**Task description:** Using the listing below, give again exactly the lines from the line with "Emit a web page" to the line with "const yTicks = [0, 20, 40, 60, 80, 100];", inclusive, without the pictures.

**Input:**
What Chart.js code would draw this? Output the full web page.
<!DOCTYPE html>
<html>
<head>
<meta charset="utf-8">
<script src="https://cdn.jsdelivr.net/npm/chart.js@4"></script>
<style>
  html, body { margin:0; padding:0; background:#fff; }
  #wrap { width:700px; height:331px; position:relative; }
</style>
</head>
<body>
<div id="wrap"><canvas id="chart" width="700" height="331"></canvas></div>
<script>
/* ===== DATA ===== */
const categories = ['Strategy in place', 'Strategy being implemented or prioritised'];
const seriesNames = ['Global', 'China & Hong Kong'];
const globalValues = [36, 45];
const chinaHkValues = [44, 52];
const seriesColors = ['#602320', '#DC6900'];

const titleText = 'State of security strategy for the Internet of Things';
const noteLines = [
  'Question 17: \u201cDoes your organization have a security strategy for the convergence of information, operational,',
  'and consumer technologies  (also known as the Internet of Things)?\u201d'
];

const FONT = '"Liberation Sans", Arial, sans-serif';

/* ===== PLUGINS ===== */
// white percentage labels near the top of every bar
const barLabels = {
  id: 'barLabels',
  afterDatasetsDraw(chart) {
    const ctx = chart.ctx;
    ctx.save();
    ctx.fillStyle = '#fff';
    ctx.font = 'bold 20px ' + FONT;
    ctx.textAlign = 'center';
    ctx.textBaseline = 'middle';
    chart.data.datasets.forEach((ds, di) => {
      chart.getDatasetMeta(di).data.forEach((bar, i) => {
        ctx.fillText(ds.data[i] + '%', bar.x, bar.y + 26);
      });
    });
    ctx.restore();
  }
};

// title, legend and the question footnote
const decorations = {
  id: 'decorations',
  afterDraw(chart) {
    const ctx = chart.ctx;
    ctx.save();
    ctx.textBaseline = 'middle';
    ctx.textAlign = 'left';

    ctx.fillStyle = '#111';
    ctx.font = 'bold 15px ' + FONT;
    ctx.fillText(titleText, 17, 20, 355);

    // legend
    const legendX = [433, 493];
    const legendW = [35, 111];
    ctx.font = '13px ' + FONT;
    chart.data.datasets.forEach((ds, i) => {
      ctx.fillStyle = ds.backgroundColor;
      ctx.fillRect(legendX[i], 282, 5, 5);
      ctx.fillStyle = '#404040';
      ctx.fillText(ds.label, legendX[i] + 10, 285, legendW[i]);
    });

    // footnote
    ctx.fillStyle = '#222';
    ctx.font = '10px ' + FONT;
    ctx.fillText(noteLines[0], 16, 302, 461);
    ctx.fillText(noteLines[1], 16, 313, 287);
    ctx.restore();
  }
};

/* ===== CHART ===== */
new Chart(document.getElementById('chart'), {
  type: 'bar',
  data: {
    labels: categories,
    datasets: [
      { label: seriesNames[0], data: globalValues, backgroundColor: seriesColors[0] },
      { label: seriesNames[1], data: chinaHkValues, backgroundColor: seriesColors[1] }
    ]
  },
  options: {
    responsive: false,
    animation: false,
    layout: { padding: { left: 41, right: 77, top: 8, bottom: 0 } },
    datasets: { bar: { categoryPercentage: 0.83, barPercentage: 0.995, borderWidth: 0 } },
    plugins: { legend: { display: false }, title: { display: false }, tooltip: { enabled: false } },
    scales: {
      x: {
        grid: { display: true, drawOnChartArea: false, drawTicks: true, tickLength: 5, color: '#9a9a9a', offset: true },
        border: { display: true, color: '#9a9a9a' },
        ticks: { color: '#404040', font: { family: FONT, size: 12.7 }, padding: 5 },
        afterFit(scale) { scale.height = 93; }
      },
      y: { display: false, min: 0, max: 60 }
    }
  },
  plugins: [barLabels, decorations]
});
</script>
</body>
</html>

...

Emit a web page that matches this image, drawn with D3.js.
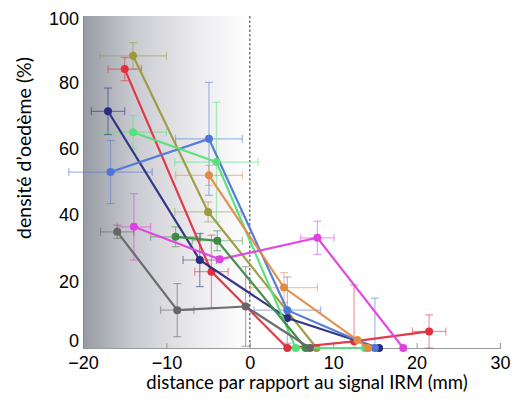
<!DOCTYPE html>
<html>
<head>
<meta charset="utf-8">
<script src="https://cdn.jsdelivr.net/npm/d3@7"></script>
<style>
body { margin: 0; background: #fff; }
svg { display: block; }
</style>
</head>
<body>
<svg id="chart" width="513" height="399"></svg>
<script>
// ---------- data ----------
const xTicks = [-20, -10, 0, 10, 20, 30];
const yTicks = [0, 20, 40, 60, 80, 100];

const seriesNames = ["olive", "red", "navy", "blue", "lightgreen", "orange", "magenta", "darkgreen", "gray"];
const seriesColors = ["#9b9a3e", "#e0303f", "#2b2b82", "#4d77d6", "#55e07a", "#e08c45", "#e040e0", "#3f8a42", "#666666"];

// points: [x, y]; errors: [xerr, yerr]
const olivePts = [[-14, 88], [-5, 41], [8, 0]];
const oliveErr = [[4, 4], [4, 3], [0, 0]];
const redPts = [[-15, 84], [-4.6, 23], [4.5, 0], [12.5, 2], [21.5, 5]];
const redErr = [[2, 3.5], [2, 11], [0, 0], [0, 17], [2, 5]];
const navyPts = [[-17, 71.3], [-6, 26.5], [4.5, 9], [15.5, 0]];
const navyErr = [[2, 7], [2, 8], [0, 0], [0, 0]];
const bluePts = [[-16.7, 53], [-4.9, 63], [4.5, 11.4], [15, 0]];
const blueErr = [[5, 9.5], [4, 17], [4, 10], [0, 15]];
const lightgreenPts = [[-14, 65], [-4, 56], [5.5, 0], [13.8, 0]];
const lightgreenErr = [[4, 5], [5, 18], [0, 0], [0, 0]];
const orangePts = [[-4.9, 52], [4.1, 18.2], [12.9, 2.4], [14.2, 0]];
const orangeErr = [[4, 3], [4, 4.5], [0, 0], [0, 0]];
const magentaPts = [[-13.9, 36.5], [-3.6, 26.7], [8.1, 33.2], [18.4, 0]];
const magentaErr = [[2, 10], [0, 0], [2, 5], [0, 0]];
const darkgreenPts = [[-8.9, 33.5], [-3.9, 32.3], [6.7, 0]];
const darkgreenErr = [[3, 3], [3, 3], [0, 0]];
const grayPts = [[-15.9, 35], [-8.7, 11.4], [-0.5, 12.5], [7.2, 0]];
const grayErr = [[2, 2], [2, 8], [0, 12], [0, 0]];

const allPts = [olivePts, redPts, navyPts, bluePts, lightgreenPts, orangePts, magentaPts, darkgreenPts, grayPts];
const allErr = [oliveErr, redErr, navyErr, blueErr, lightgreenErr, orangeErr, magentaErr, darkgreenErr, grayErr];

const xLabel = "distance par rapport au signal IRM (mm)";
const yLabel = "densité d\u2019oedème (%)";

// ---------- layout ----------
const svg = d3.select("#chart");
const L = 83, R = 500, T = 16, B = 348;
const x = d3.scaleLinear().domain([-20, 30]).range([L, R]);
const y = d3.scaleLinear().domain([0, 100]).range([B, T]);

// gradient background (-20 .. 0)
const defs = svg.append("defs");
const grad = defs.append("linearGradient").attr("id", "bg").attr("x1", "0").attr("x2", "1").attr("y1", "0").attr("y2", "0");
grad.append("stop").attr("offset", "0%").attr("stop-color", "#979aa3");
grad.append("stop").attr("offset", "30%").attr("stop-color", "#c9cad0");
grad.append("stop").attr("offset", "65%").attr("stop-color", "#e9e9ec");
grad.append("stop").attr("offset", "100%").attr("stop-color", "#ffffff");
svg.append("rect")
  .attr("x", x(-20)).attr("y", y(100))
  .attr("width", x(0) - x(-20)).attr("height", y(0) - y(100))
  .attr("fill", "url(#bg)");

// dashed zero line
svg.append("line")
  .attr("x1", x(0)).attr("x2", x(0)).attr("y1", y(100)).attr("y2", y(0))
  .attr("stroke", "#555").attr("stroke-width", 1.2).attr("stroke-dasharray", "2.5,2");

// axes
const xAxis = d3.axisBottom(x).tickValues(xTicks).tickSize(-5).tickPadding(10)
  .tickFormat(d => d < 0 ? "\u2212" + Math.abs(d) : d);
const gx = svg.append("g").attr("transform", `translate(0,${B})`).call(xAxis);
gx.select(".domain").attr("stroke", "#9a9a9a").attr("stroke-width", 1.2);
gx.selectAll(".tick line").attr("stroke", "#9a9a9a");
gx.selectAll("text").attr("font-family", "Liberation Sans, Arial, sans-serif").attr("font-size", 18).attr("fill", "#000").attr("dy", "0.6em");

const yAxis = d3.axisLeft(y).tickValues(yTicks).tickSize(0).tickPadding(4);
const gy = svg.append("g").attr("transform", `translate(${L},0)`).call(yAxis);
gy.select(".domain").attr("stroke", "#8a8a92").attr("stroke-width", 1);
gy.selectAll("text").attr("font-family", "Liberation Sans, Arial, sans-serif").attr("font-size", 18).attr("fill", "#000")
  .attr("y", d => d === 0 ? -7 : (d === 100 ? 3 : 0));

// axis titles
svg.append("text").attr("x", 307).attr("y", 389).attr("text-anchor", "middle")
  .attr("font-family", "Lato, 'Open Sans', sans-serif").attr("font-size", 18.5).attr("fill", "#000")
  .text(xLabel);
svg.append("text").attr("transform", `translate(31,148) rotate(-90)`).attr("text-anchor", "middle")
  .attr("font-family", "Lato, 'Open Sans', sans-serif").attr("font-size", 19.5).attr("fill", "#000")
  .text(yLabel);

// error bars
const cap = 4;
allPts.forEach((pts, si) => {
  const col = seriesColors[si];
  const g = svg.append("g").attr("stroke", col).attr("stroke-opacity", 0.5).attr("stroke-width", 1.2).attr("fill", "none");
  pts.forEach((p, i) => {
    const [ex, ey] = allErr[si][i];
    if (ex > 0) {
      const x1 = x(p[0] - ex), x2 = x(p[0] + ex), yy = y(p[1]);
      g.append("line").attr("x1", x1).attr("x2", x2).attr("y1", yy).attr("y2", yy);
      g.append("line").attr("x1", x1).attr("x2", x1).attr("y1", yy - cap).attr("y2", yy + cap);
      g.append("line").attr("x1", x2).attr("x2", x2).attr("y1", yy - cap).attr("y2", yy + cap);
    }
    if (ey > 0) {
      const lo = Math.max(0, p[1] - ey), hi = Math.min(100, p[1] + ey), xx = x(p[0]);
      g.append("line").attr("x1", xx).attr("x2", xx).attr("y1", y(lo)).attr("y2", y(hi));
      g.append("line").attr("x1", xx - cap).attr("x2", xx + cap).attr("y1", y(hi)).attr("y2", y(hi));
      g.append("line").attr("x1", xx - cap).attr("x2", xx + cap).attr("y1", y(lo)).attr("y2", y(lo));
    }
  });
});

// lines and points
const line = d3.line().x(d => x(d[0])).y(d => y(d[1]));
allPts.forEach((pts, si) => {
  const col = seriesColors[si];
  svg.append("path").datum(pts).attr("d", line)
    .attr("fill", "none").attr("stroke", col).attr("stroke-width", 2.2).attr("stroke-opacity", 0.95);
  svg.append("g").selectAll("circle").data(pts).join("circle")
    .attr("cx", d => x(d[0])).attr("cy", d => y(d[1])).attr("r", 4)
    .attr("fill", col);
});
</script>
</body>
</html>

**Result for this exercise:**
Emit a web page that matches this image, drawn with D3.js.
<!DOCTYPE html>
<html>
<head>
<meta charset="utf-8">
<script src="https://cdn.jsdelivr.net/npm/d3@7"></script>
<style>
body { margin: 0; background: #fff; }
svg { display: block; }
</style>
</head>
<body>
<svg id="chart" width="513" height="399"></svg>
<script>
// ---------- data ----------
const xTicks = [-20, -10, 0, 10, 20, 30];
const yTicks = [0, 20, 40, 60, 80, 100];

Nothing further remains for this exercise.